It is a weird speed, but then again so was TXP, at 320, vs TriX at 400. My guess is that it was as fast as the first guy marketing something faster than 100 for portraits could stand to make and still bill it as for portrait use. Then the rest followed suit.
It is not just the low contrast ones, but others of the pro film lines as well. Fuji NPC and NPS, now called 160 something (I don't recall), Kodak Portra VC, and NC.
Ektachrome tungsten balanced E-6 used to go 64 than 160 then 320 too.
They have been increasing the speed of the C-41 portrait films through the years, they started at 80, then 100, then 125, and now 160. Since they are widely used in 120, 220, and sheet sizes, thus typically with slow lenses, users appreciate every additional third-stop of speed.
I kind of wonder why we have stopped at iso160 then. There are 400 iso versions, but is iso 200 too close to iso 400? Is the speed kept at 160 to differentiate them from 200 iso consumer films? Did digital come along and begin to kill the portrait film market before a 200 iso version emerged?
Well there have been additional technology updates, like 2-electron sensitization. These films could be ISO 250 or ISO 320 or something like that, but instead they have made them finer-grained. That is wise, because we already have ISO 400 versions (with the same technology upgrades, so they could be 640 or 800, but we already have ISO 800... etc .
And this might be a hunch, but ISO 160 can be pretty fast in good sunny light when you use a camera with a top shutter speed of 1/500th or 1/1000th, which a lot of medium formay cameras are limited to. E.g. my Autocord goes up to 1/500th and with ISO 400 in there in good daylight, you're shooting at small apertures generally.

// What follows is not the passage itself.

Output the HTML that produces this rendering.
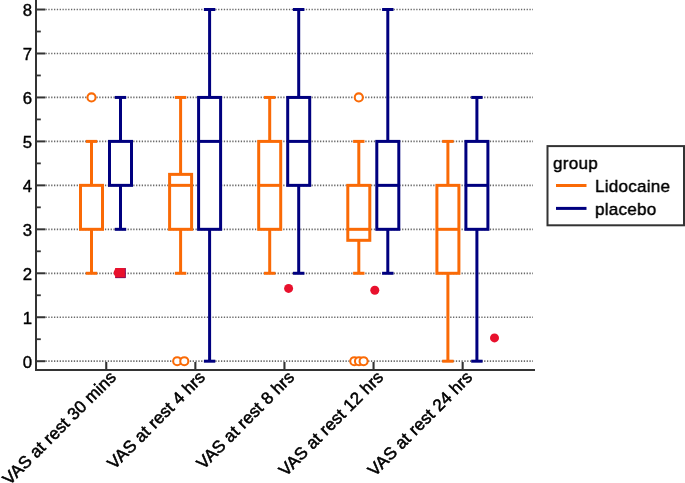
<!DOCTYPE html>
<html><head><meta charset="utf-8"><title>Box plot</title>
<style>html,body{margin:0;padding:0;background:#fff;overflow:hidden}body{width:685px;height:483px;font-family:"Liberation Sans",sans-serif}</style></head>
<body>
<svg width="685" height="483" viewBox="0 0 685 483" style="display:block">
<rect width="685" height="483" fill="#fff"/>
<line x1="45.5" y1="361.2" x2="533" y2="361.2" stroke="#6a6a6a" stroke-width="1.7" stroke-dasharray="1.3 1.53"/>
<line x1="45.5" y1="317.24" x2="533" y2="317.24" stroke="#6a6a6a" stroke-width="1.7" stroke-dasharray="1.3 1.53"/>
<line x1="45.5" y1="273.28" x2="533" y2="273.28" stroke="#6a6a6a" stroke-width="1.7" stroke-dasharray="1.3 1.53"/>
<line x1="45.5" y1="229.32" x2="533" y2="229.32" stroke="#6a6a6a" stroke-width="1.7" stroke-dasharray="1.3 1.53"/>
<line x1="45.5" y1="185.35999999999999" x2="533" y2="185.35999999999999" stroke="#6a6a6a" stroke-width="1.7" stroke-dasharray="1.3 1.53"/>
<line x1="45.5" y1="141.39999999999998" x2="533" y2="141.39999999999998" stroke="#6a6a6a" stroke-width="1.7" stroke-dasharray="1.3 1.53"/>
<line x1="45.5" y1="97.44" x2="533" y2="97.44" stroke="#6a6a6a" stroke-width="1.7" stroke-dasharray="1.3 1.53"/>
<line x1="45.5" y1="53.47999999999996" x2="533" y2="53.47999999999996" stroke="#6a6a6a" stroke-width="1.7" stroke-dasharray="1.3 1.53"/>
<line x1="45.5" y1="9.519999999999982" x2="533" y2="9.519999999999982" stroke="#6a6a6a" stroke-width="1.7" stroke-dasharray="1.3 1.53"/>
<line x1="91.5" y1="141.39999999999998" x2="91.5" y2="273.28" stroke="#FA6A06" stroke-width="3"/>
<line x1="85.8" y1="273.28" x2="97.2" y2="273.28" stroke="#FA6A06" stroke-width="3"/>
<line x1="85.8" y1="141.39999999999998" x2="97.2" y2="141.39999999999998" stroke="#FA6A06" stroke-width="3"/>
<rect x="80.5" y="185.35999999999999" width="22" height="43.96000000000001" fill="#fff" stroke="#FA6A06" stroke-width="3"/>
<circle cx="91.5" cy="97.44" r="4.05" fill="#fff" stroke="#FA6A06" stroke-width="2.05"/>
<line x1="120.5" y1="97.44" x2="120.5" y2="229.32" stroke="#00007F" stroke-width="3"/>
<line x1="114.8" y1="229.32" x2="126.2" y2="229.32" stroke="#00007F" stroke-width="3"/>
<line x1="114.8" y1="97.44" x2="126.2" y2="97.44" stroke="#00007F" stroke-width="3"/>
<rect x="109.5" y="141.39999999999998" width="22" height="43.96000000000001" fill="#fff" stroke="#00007F" stroke-width="3"/>
<line x1="180.6" y1="97.44" x2="180.6" y2="273.28" stroke="#FA6A06" stroke-width="3"/>
<line x1="174.9" y1="273.28" x2="186.29999999999998" y2="273.28" stroke="#FA6A06" stroke-width="3"/>
<line x1="174.9" y1="97.44" x2="186.29999999999998" y2="97.44" stroke="#FA6A06" stroke-width="3"/>
<rect x="169.6" y="174.36999999999998" width="22" height="54.95000000000002" fill="#fff" stroke="#FA6A06" stroke-width="3"/>
<line x1="169.6" y1="185.35999999999999" x2="191.6" y2="185.35999999999999" stroke="#FA6A06" stroke-width="3"/>
<circle cx="177.2" cy="361.2" r="4.05" fill="#fff" stroke="#FA6A06" stroke-width="2.05"/>
<circle cx="184.29999999999998" cy="361.2" r="4.05" fill="#fff" stroke="#FA6A06" stroke-width="2.05"/>
<line x1="209.6" y1="9.519999999999982" x2="209.6" y2="361.2" stroke="#00007F" stroke-width="3"/>
<line x1="203.9" y1="361.2" x2="215.29999999999998" y2="361.2" stroke="#00007F" stroke-width="3"/>
<line x1="203.9" y1="9.519999999999982" x2="215.29999999999998" y2="9.519999999999982" stroke="#00007F" stroke-width="3"/>
<rect x="198.6" y="97.44" width="22" height="131.88" fill="#fff" stroke="#00007F" stroke-width="3"/>
<line x1="198.6" y1="141.39999999999998" x2="220.6" y2="141.39999999999998" stroke="#00007F" stroke-width="3"/>
<line x1="269.7" y1="97.44" x2="269.7" y2="273.28" stroke="#FA6A06" stroke-width="3"/>
<line x1="264.0" y1="273.28" x2="275.4" y2="273.28" stroke="#FA6A06" stroke-width="3"/>
<line x1="264.0" y1="97.44" x2="275.4" y2="97.44" stroke="#FA6A06" stroke-width="3"/>
<rect x="258.7" y="141.39999999999998" width="22" height="87.92000000000002" fill="#fff" stroke="#FA6A06" stroke-width="3"/>
<line x1="258.7" y1="185.35999999999999" x2="280.7" y2="185.35999999999999" stroke="#FA6A06" stroke-width="3"/>
<line x1="298.7" y1="9.519999999999982" x2="298.7" y2="273.28" stroke="#00007F" stroke-width="3"/>
<line x1="293.0" y1="273.28" x2="304.4" y2="273.28" stroke="#00007F" stroke-width="3"/>
<line x1="293.0" y1="9.519999999999982" x2="304.4" y2="9.519999999999982" stroke="#00007F" stroke-width="3"/>
<rect x="287.7" y="97.44" width="22" height="87.91999999999999" fill="#fff" stroke="#00007F" stroke-width="3"/>
<line x1="287.7" y1="141.39999999999998" x2="309.7" y2="141.39999999999998" stroke="#00007F" stroke-width="3"/>
<line x1="358.79999999999995" y1="141.39999999999998" x2="358.79999999999995" y2="273.28" stroke="#FA6A06" stroke-width="3"/>
<line x1="353.09999999999997" y1="273.28" x2="364.49999999999994" y2="273.28" stroke="#FA6A06" stroke-width="3"/>
<line x1="353.09999999999997" y1="141.39999999999998" x2="364.49999999999994" y2="141.39999999999998" stroke="#FA6A06" stroke-width="3"/>
<rect x="347.79999999999995" y="185.35999999999999" width="22" height="54.95000000000002" fill="#fff" stroke="#FA6A06" stroke-width="3"/>
<line x1="347.79999999999995" y1="229.32" x2="369.79999999999995" y2="229.32" stroke="#FA6A06" stroke-width="3"/>
<circle cx="358.79999999999995" cy="97.44" r="4.05" fill="#fff" stroke="#FA6A06" stroke-width="2.05"/>
<circle cx="354.29999999999995" cy="361.2" r="4.05" fill="#fff" stroke="#FA6A06" stroke-width="2.05"/>
<circle cx="358.99999999999994" cy="361.2" r="4.05" fill="#fff" stroke="#FA6A06" stroke-width="2.05"/>
<circle cx="363.59999999999997" cy="361.2" r="4.05" fill="#fff" stroke="#FA6A06" stroke-width="2.05"/>
<line x1="387.79999999999995" y1="9.519999999999982" x2="387.79999999999995" y2="273.28" stroke="#00007F" stroke-width="3"/>
<line x1="382.09999999999997" y1="273.28" x2="393.49999999999994" y2="273.28" stroke="#00007F" stroke-width="3"/>
<line x1="382.09999999999997" y1="9.519999999999982" x2="393.49999999999994" y2="9.519999999999982" stroke="#00007F" stroke-width="3"/>
<rect x="376.79999999999995" y="141.39999999999998" width="22" height="87.92000000000002" fill="#fff" stroke="#00007F" stroke-width="3"/>
<line x1="376.79999999999995" y1="185.35999999999999" x2="398.79999999999995" y2="185.35999999999999" stroke="#00007F" stroke-width="3"/>
<line x1="447.9" y1="141.39999999999998" x2="447.9" y2="361.2" stroke="#FA6A06" stroke-width="3"/>
<line x1="442.2" y1="361.2" x2="453.59999999999997" y2="361.2" stroke="#FA6A06" stroke-width="3"/>
<line x1="442.2" y1="141.39999999999998" x2="453.59999999999997" y2="141.39999999999998" stroke="#FA6A06" stroke-width="3"/>
<rect x="436.9" y="185.35999999999999" width="22" height="87.91999999999999" fill="#fff" stroke="#FA6A06" stroke-width="3"/>
<line x1="436.9" y1="229.32" x2="458.9" y2="229.32" stroke="#FA6A06" stroke-width="3"/>
<line x1="476.9" y1="97.44" x2="476.9" y2="361.2" stroke="#00007F" stroke-width="3"/>
<line x1="471.2" y1="361.2" x2="482.59999999999997" y2="361.2" stroke="#00007F" stroke-width="3"/>
<line x1="471.2" y1="97.44" x2="482.59999999999997" y2="97.44" stroke="#00007F" stroke-width="3"/>
<rect x="465.9" y="141.39999999999998" width="22" height="87.92000000000002" fill="#fff" stroke="#00007F" stroke-width="3"/>
<line x1="465.9" y1="185.35999999999999" x2="487.9" y2="185.35999999999999" stroke="#00007F" stroke-width="3"/>
<rect x="115.1" y="268" width="10.6" height="10" fill="#E8112D"/>
<path d="M125.4,268.2 V277.7 H115.3" fill="none" stroke="#5a1070" stroke-width="0.7"/>
<circle cx="118.2" cy="272.8" r="4.5" fill="#E8112D"/>
<circle cx="288.6" cy="288.4" r="4.5" fill="#E8112D"/>
<circle cx="374.8" cy="290.2" r="4.5" fill="#E8112D"/>
<circle cx="494.5" cy="337.9" r="4.5" fill="#E8112D"/>
<line x1="36" y1="0" x2="36" y2="371" stroke="#333333" stroke-width="2"/>
<line x1="35" y1="370" x2="535" y2="370" stroke="#333333" stroke-width="2"/>
<line x1="36" y1="361.2" x2="45.3" y2="361.2" stroke="#333333" stroke-width="2"/>
<line x1="36" y1="339.21999999999997" x2="40.8" y2="339.21999999999997" stroke="#333333" stroke-width="1.8"/>
<line x1="36" y1="317.24" x2="45.3" y2="317.24" stroke="#333333" stroke-width="2"/>
<line x1="36" y1="295.26" x2="40.8" y2="295.26" stroke="#333333" stroke-width="1.8"/>
<line x1="36" y1="273.28" x2="45.3" y2="273.28" stroke="#333333" stroke-width="2"/>
<line x1="36" y1="251.29999999999998" x2="40.8" y2="251.29999999999998" stroke="#333333" stroke-width="1.8"/>
<line x1="36" y1="229.32" x2="45.3" y2="229.32" stroke="#333333" stroke-width="2"/>
<line x1="36" y1="207.33999999999997" x2="40.8" y2="207.33999999999997" stroke="#333333" stroke-width="1.8"/>
<line x1="36" y1="185.35999999999999" x2="45.3" y2="185.35999999999999" stroke="#333333" stroke-width="2"/>
<line x1="36" y1="163.38" x2="40.8" y2="163.38" stroke="#333333" stroke-width="1.8"/>
<line x1="36" y1="141.39999999999998" x2="45.3" y2="141.39999999999998" stroke="#333333" stroke-width="2"/>
<line x1="36" y1="119.41999999999999" x2="40.8" y2="119.41999999999999" stroke="#333333" stroke-width="1.8"/>
<line x1="36" y1="97.44" x2="45.3" y2="97.44" stroke="#333333" stroke-width="2"/>
<line x1="36" y1="75.45999999999998" x2="40.8" y2="75.45999999999998" stroke="#333333" stroke-width="1.8"/>
<line x1="36" y1="53.47999999999996" x2="45.3" y2="53.47999999999996" stroke="#333333" stroke-width="2"/>
<line x1="36" y1="31.5" x2="40.8" y2="31.5" stroke="#333333" stroke-width="1.8"/>
<line x1="36" y1="9.519999999999982" x2="45.3" y2="9.519999999999982" stroke="#333333" stroke-width="2"/>
<line x1="106.25" y1="362" x2="106.25" y2="370" stroke="#333333" stroke-width="2.1"/>
<line x1="195.35" y1="362" x2="195.35" y2="370" stroke="#333333" stroke-width="2.1"/>
<line x1="284.45" y1="362" x2="284.45" y2="370" stroke="#333333" stroke-width="2.1"/>
<line x1="373.54999999999995" y1="362" x2="373.54999999999995" y2="370" stroke="#333333" stroke-width="2.1"/>
<line x1="462.65" y1="362" x2="462.65" y2="370" stroke="#333333" stroke-width="2.1"/>
<g font-family="Liberation Sans, sans-serif" font-size="16.8" fill="#000" stroke="#000" stroke-width="0.4" style="filter:grayscale(1)">
<text x="32" y="367.7" text-anchor="end">0</text>
<text x="32" y="323.74" text-anchor="end">1</text>
<text x="32" y="279.78" text-anchor="end">2</text>
<text x="32" y="235.82" text-anchor="end">3</text>
<text x="32" y="191.85999999999999" text-anchor="end">4</text>
<text x="32" y="147.89999999999998" text-anchor="end">5</text>
<text x="32" y="103.94" text-anchor="end">6</text>
<text x="32" y="59.97999999999996" text-anchor="end">7</text>
<text x="32" y="16.019999999999982" text-anchor="end">8</text>
<text transform="translate(117.1,378.2) rotate(-45)" text-anchor="end" font-size="17" letter-spacing="0.16" stroke-width="0.55">VAS at rest 30 mins</text>
<text transform="translate(206.2,378.2) rotate(-45)" text-anchor="end" font-size="17" letter-spacing="0.16" stroke-width="0.55">VAS at rest 4 hrs</text>
<text transform="translate(295.3,378.2) rotate(-45)" text-anchor="end" font-size="17" letter-spacing="0.16" stroke-width="0.55">VAS at rest 8 hrs</text>
<text transform="translate(384.4,378.2) rotate(-45)" text-anchor="end" font-size="17" letter-spacing="0.16" stroke-width="0.55">VAS at rest 12 hrs</text>
<text transform="translate(473.5,378.2) rotate(-45)" text-anchor="end" font-size="17" letter-spacing="0.16" stroke-width="0.55">VAS at rest 24 hrs</text>
<rect x="547.5" y="146.1" width="136.5" height="79.2" fill="#fff" stroke="#333333" stroke-width="2"/>
<text x="553" y="169.1" font-size="17" letter-spacing="0.3">group</text>
<text x="595" y="191.9" font-size="17" letter-spacing="0.27">Lidocaine</text>
<text x="595" y="215.2" font-size="17" letter-spacing="0.27">placebo</text>
</g>
<line x1="556" y1="185.5" x2="586.5" y2="185.5" stroke="#FA6A06" stroke-width="3"/>
<line x1="556" y1="208.4" x2="586.5" y2="208.4" stroke="#00007F" stroke-width="3"/>
</svg>
</body></html>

There again, I have never struggled to use ISO 64 in variable light.
So anything much faster than 160 I'd become creatively limited in some light as to what aperture I can use on MF cameras, and my M2 and OM2n.
And isn't amazing that many film's sensitivity (a thing that does not know about our liking for nice, rounded whole numbers) happens to conform to our neatly ordered and organized 100, 200, 400, 800, scheme?
Where are all those 562, 193, 378, 283 etc. ISO emulsions?
A better question, why don't film speeds have the same numbers as shutter speeds? Sunny-16 would be a lot more convenient if shutter speeds went 50, 100, 200....
Coming from a 'oldtimer' perspective in wedding photography, 160 was the standard film speed, and most rated VPS at 125 for a bit more shadow detail. The 160 was really handy when you had to calculate Guide Numbers on the fly with a non-Auto Norman 200b, but after a while got easier, 10 ft is f16. I still find that speed capable when doing outdoor bright light portraits with fill flash, 1/250 and f11 for a decent distance works well. I wish my D3 went lower, I guess I'm the only one who has to shoot in bright light on a beach with flash at something less than F32.